So I’ve always been pretty curious about what actually goes on in the minds of people who commit violent crimes, especially teenagers, like Alyssa Bustamente or the girls from the Slenderman stabbing. What I keep thinking about is how someone reaches that point where a horrible thought becomes something they actually act on. It’s weird because from the outside it looks like a split-second decision, but you know that there had to be so much happening inside them for so long. Most people just label them as monsters and never try to understand what pushed them to do that.

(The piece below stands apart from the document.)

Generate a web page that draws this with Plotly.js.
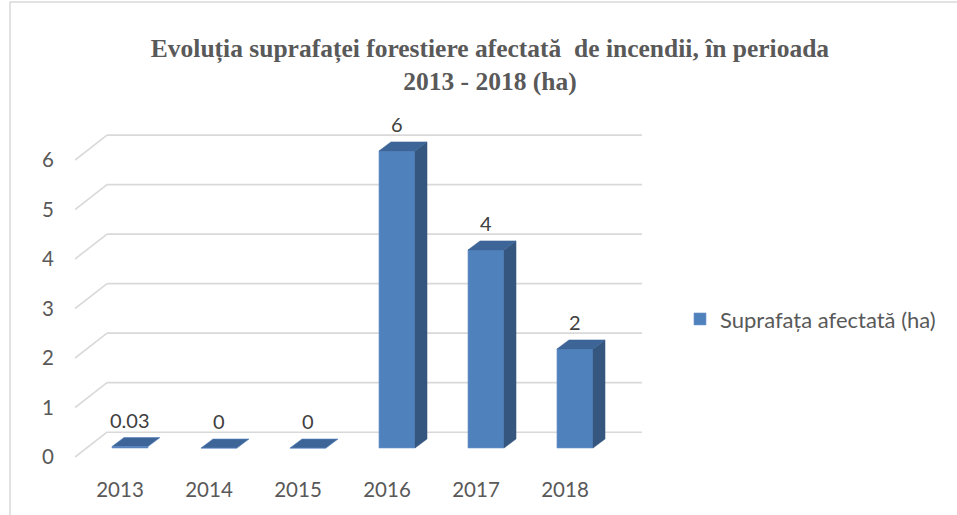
<!DOCTYPE html>
<html>
<head>
<meta charset="utf-8">
<script src="https://cdn.plot.ly/plotly-3.0.1.min.js"></script>
<style>html,body{margin:0;padding:0;background:#fff;}#chart{width:957px;height:515px;}</style>
</head>
<body>
<div id="chart"></div>
<script>
// ---- data ----
const years = ["2013", "2014", "2015", "2016", "2017", "2018"];
const values = [0.03, 0, 0, 6, 4, 2];
const valueLabels = ["0.03", "0", "0", "6", "4", "2"];
const yTicks = [0, 1, 2, 3, 4, 5, 6];
const seriesName = "Suprafața afectată (ha)";
const titleText = "Evoluția suprafaței forestiere afectată\u00a0 de incendii, în perioada<br>2013 - 2018 (ha)";

// ---- 3D look (style constants) ----
const idx = years.map((_, i) => i);
const barW = 0.405;      // front face width (category units)
const dx = 0.135;        // depth offset in x (category units)
const dy = 0.182;        // depth offset in y (value units)
const gridBack = 0.32;   // back wall offset (value units)
const xMin = -0.618, xMax = 5.753;
const backX = -0.258;
const sideColor = "#35567F";
const topColor = "#3D6597";
const frontColor = "#4F81BD";
const gridColor = "#D9D9D9";
const numFont = "Lato, 'Open Sans', sans-serif";

const shapes = [];
// chart border
shapes.push({type: "rect", xref: "paper", yref: "paper", x0: -0.1146, x1: 1.6, y0: 1.3371, y1: -0.2,
  line: {color: "#D9D9D9", width: 1.5}, layer: "below"});
// gridlines: back wall + floor diagonals
yTicks.forEach(v => {
  shapes.push({type: "line", xref: "x", yref: "y", x0: backX, x1: xMax, y0: v + gridBack, y1: v + gridBack,
    line: {color: gridColor, width: 1.6}, layer: "below"});
  shapes.push({type: "line", xref: "x", yref: "y", x0: xMin, x1: backX, y0: v - dy, y1: v + gridBack,
    line: {color: gridColor, width: 1.6}, layer: "below"});
});
// side and top faces
idx.forEach(i => {
  const v = values[i];
  const xl = i - barW / 2, xr = i + barW / 2;
  if (v > 0.5) {
    shapes.push({type: "path", xref: "x", yref: "y",
      path: `M ${xr},0 L ${xr + dx},${dy} L ${xr + dx},${v + dy} L ${xr},${v} Z`,
      fillcolor: sideColor, line: {color: sideColor, width: 0.5}, layer: "above"});
  }
  shapes.push({type: "path", xref: "x", yref: "y",
    path: `M ${xl},${v} L ${xl + dx},${v + dy} L ${xr + dx},${v + dy} L ${xr},${v} Z`,
    fillcolor: topColor, line: {color: v > 0.5 ? topColor : "#5a86c0", width: 0.6}, layer: "above"});
});

const annotations = idx.map(i => ({
  x: i, y: values[i] + dy, xref: "x", yref: "y", text: valueLabels[i], showarrow: false,
  yanchor: "bottom", xanchor: "center", yshift: 4,
  font: {family: numFont, size: 20, color: "#404040"}
}));

const trace = {
  type: "bar", x: idx, y: values, name: seriesName, width: barW,
  marker: {color: frontColor, line: {color: "#7096cc", width: 0.6}},
  showlegend: true, hoverinfo: "x+y"
};

const layout = {
  width: 957, height: 515,
  margin: {l: 75, r: 315, t: 120, b: 45},
  paper_bgcolor: "#fff", plot_bgcolor: "rgba(0,0,0,0)",
  title: {text: titleText, x: 0.512, xanchor: "center", xref: "container", yref: "container", y: 0.890, yanchor: "top",
    font: {family: "'Liberation Serif', 'Times New Roman', serif", size: 25.5, color: "#595959", weight: "bold"}},
  xaxis: {range: [xMin, xMax], tickvals: idx, ticktext: years, showgrid: false, zeroline: false, showline: false,
    ticks: "", ticklabelshift: -10, ticklabelstandoff: 5, fixedrange: true,
    tickfont: {family: numFont, size: 20.5, color: "#595959"}},
  yaxis: {range: [-0.444, 6.626], tickvals: yTicks, ticktext: yTicks.map(String), showgrid: false, zeroline: false,
    showline: false, ticks: "", ticklabelshift: 9, ticklabelstandoff: 20, fixedrange: true,
    tickfont: {family: numFont, size: 20.5, color: "#595959"}},
  showlegend: true,
  legend: {x: 1.067, y: 0.431, xanchor: "left", yanchor: "middle", bgcolor: "rgba(0,0,0,0)",
    font: {family: numFont, size: 22, color: "#595959"}},
  shapes: shapes, annotations: annotations, bargap: 0
};

Plotly.newPlot("chart", [trace], layout, {displayModeBar: false, staticPlot: true});
</script>
</body>
</html>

And something that makes it even more interesting to me is how many of these people kill themselves right after the crime. That part says a lot to me. It makes me think they were dealing with levels of hopelessness, panic, or internal burden that no one ever noticed or took as seriously as they should. It’s like they didn’t even see a future after what they did, or maybe they felt trapped way before the crime even happened.
Society always pretends to care about mental health, but the second someone shows signs that don’t fit the “acceptable” versions of struggling, which are like just anxiety and depression, people pull away or call them dramatic or dangerous or crazy. When teenagers deal with that level of dismissal it can turn into something very dark very fast, and everyone acts surprised afterward, even though the warning signs were all over the place. I’m saying that ignoring people until they have such a horrible breakdown doesn’t make the world safer. I understand some of the feelings they always talk about, like the neglect, detachment, and such. That’s mostly why true crime interests me so much.
I like trying to understand the parts of the mind that people avoid talking about and how different things could have been if someone had paid attention before everything went down.